Both the French and the British failed to learn the lessons of 1916. In 1917 French General Robert Nivelle launched a new offensive on the Western Front that was equally disastrous. The Germans shrewdly adopted a tactic of “defense in depth” that left the front line almost empty, while an intermediate zone behind was held by machine gunners stationed in shell holes and other strong positions, and the real strength of the defense lay in reserves deployed outside artillery range 10,000–20,000 yards behind the front. The resulting casualties were so demoralizing that French soldiers launched a mutiny, a sort of military strike in which they pledged to defend their own trenches but refused to continue attacking the enemy’s. [12] Keegan, First World War , 322, 330.
Nevertheless, the imperturbable Haig persuaded the reluctant British War Cabinet to approve a new offensive in Flanders for 1917. Liddell Hart later charged that Haig was able to secure permission by promising not to engage in an all-out assault on German positions but rather to take a gradual approach that he had already categorically ruled out in conversations with his own generals.
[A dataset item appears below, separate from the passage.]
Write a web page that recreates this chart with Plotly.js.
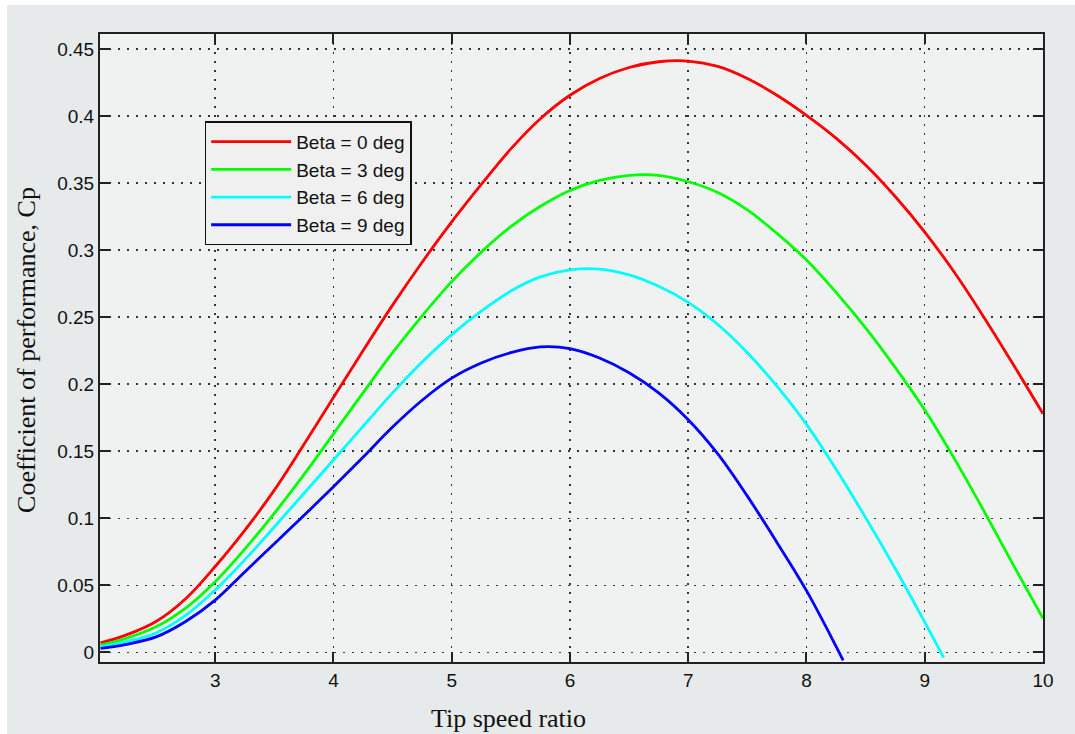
<!DOCTYPE html>
<html>
<head>
<meta charset="utf-8">
<script src="https://cdn.plot.ly/plotly-3.0.1.min.js"></script>
<style>
  html, body { margin: 0; padding: 0; background: #ffffff; }
  #chart { position: absolute; left: 7px; top: 5px; width: 1068px; height: 729px; }
</style>
</head>
<body>
<div id="chart"></div>
<script>
// Series names
const seriesNames = ["Beta = 0 deg", "Beta = 3 deg", "Beta = 6 deg", "Beta = 9 deg"];

// Beta = 0 deg
const beta0X = [2.03, 2.25, 2.5, 2.75, 3.0, 3.25, 3.5, 3.75, 4.0, 4.25, 4.5, 4.75, 5.0, 5.25, 5.5, 5.75, 6.0, 6.25, 6.5, 6.75, 7.0, 7.25, 7.5, 7.75, 8.0, 8.25, 8.5, 8.75, 9.0, 9.25, 9.5, 9.75, 10.0];
const beta0Y = [0.007, 0.013, 0.023, 0.040, 0.064, 0.091, 0.121, 0.155, 0.190, 0.225, 0.259, 0.291, 0.321, 0.349, 0.3755, 0.398, 0.4155, 0.428, 0.4362, 0.4405, 0.441, 0.437, 0.428, 0.4155, 0.4005, 0.3835, 0.3635, 0.340, 0.3135, 0.2835, 0.250, 0.2145, 0.178];

// Beta = 3 deg
const beta3X = [2.03, 2.25, 2.5, 2.75, 3.0, 3.25, 3.5, 3.75, 4.0, 4.25, 4.5, 4.75, 5.0, 5.25, 5.5, 5.75, 6.0, 6.25, 6.5, 6.75, 7.0, 7.25, 7.5, 7.75, 8.0, 8.25, 8.5, 8.75, 9.0, 9.25, 9.5, 9.75, 10.0];
const beta3Y = [0.0054, 0.0105, 0.019, 0.033, 0.0527, 0.077, 0.1037, 0.1325, 0.163, 0.1935, 0.2235, 0.251, 0.2765, 0.2985, 0.3175, 0.3327, 0.3445, 0.352, 0.3558, 0.3558, 0.351, 0.343, 0.330, 0.3125, 0.2926, 0.2685, 0.242, 0.2125, 0.1807, 0.1445, 0.1055, 0.065, 0.0254];

// Beta = 6 deg
const beta6X = [2.03, 2.25, 2.5, 2.75, 3.0, 3.25, 3.5, 3.75, 4.0, 4.25, 4.5, 4.75, 5.0, 5.25, 5.5, 5.75, 6.0, 6.25, 6.5, 6.75, 7.0, 7.25, 7.5, 7.75, 8.0, 8.25, 8.5, 8.75, 9.0, 9.16];
const beta6Y = [0.004, 0.008, 0.0145, 0.0275, 0.0465, 0.069, 0.0935, 0.1185, 0.1435, 0.1685, 0.1935, 0.2165, 0.237, 0.2545, 0.2695, 0.280, 0.2852, 0.2858, 0.2815, 0.273, 0.261, 0.2445, 0.2235, 0.1985, 0.170, 0.1365, 0.1005, 0.0625, 0.0225, -0.004];

// Beta = 9 deg
const beta9X = [2.03, 2.25, 2.5, 2.75, 3.0, 3.25, 3.5, 3.75, 4.0, 4.25, 4.5, 4.75, 5.0, 5.25, 5.5, 5.75, 6.0, 6.25, 6.5, 6.75, 7.0, 7.25, 7.5, 7.75, 8.0, 8.25, 8.31];
const beta9Y = [0.003, 0.006, 0.0115, 0.023, 0.039, 0.060, 0.081, 0.102, 0.1235, 0.1455, 0.168, 0.188, 0.2045, 0.2158, 0.2235, 0.2278, 0.2265, 0.2195, 0.2085, 0.1935, 0.1735, 0.148, 0.1165, 0.082, 0.046, 0.0045, -0.0060];

// Tick values / labels
const xTickVals = [3, 4, 5, 6, 7, 8, 9, 10];
const xTickText = ["3", "4", "5", "6", "7", "8", "9", "10"];
const yTickVals = [0, 0.05, 0.1, 0.15, 0.2, 0.25, 0.3, 0.35, 0.4, 0.45];
const yTickText = ["0", "0.05", "0.1", "0.15", "0.2", "0.25", "0.3", "0.35", "0.4", "0.45"];

const xTitle = "Tip speed ratio";
const yTitle = "Coefficient of performance, Cp";

const colors = ["#ff0000", "#00ff00", "#00ffff", "#0000ff"];
const xs = [beta0X, beta3X, beta6X, beta9X];
const ys = [beta0Y, beta3Y, beta6Y, beta9Y];

const traces = seriesNames.map((name, i) => ({
  type: "scatter",
  mode: "lines",
  name: name,
  x: xs[i],
  y: ys[i],
  line: { color: colors[i], width: 2.8, shape: "spline", smoothing: 1 }
}));

const axisCommon = {
  showline: true,
  linecolor: "#222222",
  linewidth: 2,
  mirror: "ticks",
  ticks: "inside",
  ticklen: 10,
  tickwidth: 2,
  tickcolor: "#222222",
  showgrid: true,
  gridcolor: "#333333",
  gridwidth: 1.5,
  griddash: "1.5px,7.5px",
  zeroline: false,
  tickfont: { family: "Liberation Sans, Arial, sans-serif", size: 19, color: "#111111" }
};

const layout = {
  width: 1068,
  height: 729,
  margin: { l: 93, r: 32, t: 29, b: 72 },
  paper_bgcolor: "#e6eaea",
  plot_bgcolor: "#f0f1f1",
  showlegend: true,
  legend: {
    x: 0.111, y: 0.861, xanchor: "left", yanchor: "top",
    bgcolor: "#f0f0f0",
    bordercolor: "#111111",
    borderwidth: 1.5,
    font: { family: "Liberation Sans, Arial, sans-serif", size: 19, color: "#111111" },
    itemwidth: 80
  },
  xaxis: Object.assign({}, axisCommon, {
    range: [2.026, 10],
    tickmode: "array",
    tickvals: xTickVals,
    ticktext: xTickText
  }),
  yaxis: Object.assign({}, axisCommon, {
    range: [-0.0072, 0.4612],
    tickmode: "array",
    tickvals: yTickVals,
    ticktext: yTickText
  }),
  annotations: [
    {
      text: xTitle, xref: "paper", yref: "paper",
      x: 0.4328, y: -0.0892, xanchor: "center", yanchor: "middle",
      showarrow: false,
      font: { family: "Liberation Serif, Times New Roman, serif", size: 26, color: "#111111" }
    },
    {
      text: yTitle, xref: "paper", yref: "paper",
      x: -0.0774, y: 0.497, xanchor: "center", yanchor: "middle",
      textangle: -90, showarrow: false,
      font: { family: "Liberation Serif, Times New Roman, serif", size: 26, color: "#111111" }
    }
  ]
};

Plotly.newPlot("chart", traces, layout, { displayModeBar: false, staticPlot: true });
</script>
</body>
</html>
British Prime Minister David Lloyd George opposed the offensive, saying, “We shall be attacking the strongest army in the world, entrenched in the most formidable positions with an actual inferiority of numbers. I do not pretend to know anything about the rules of strategy, but curious indeed must be the military conscience which could justify an attack under such conditions.” Yet the War Cabinet approved the offensive, due partly to the desire to capture German submarine bases in Belgium. [13] Liddell Hart, War in Outline , 184–85, 189, 191.
According to Liddell Hart, Haig’s second deception occurred after the offensive began. In order to gain a continuation of the offensive, which was obviously failing miserably, Haig grossly exaggerated the number of enemy casualties in his reports to the War Cabinet. Before Haig guided Lloyd George on a tour of his “prisoner cages,” he replaced healthy German prisoners with gaunt ones in order to demonstrate the success of the offensive in demoralizing and debilitating the Germans. [14] Ibid., 195–96.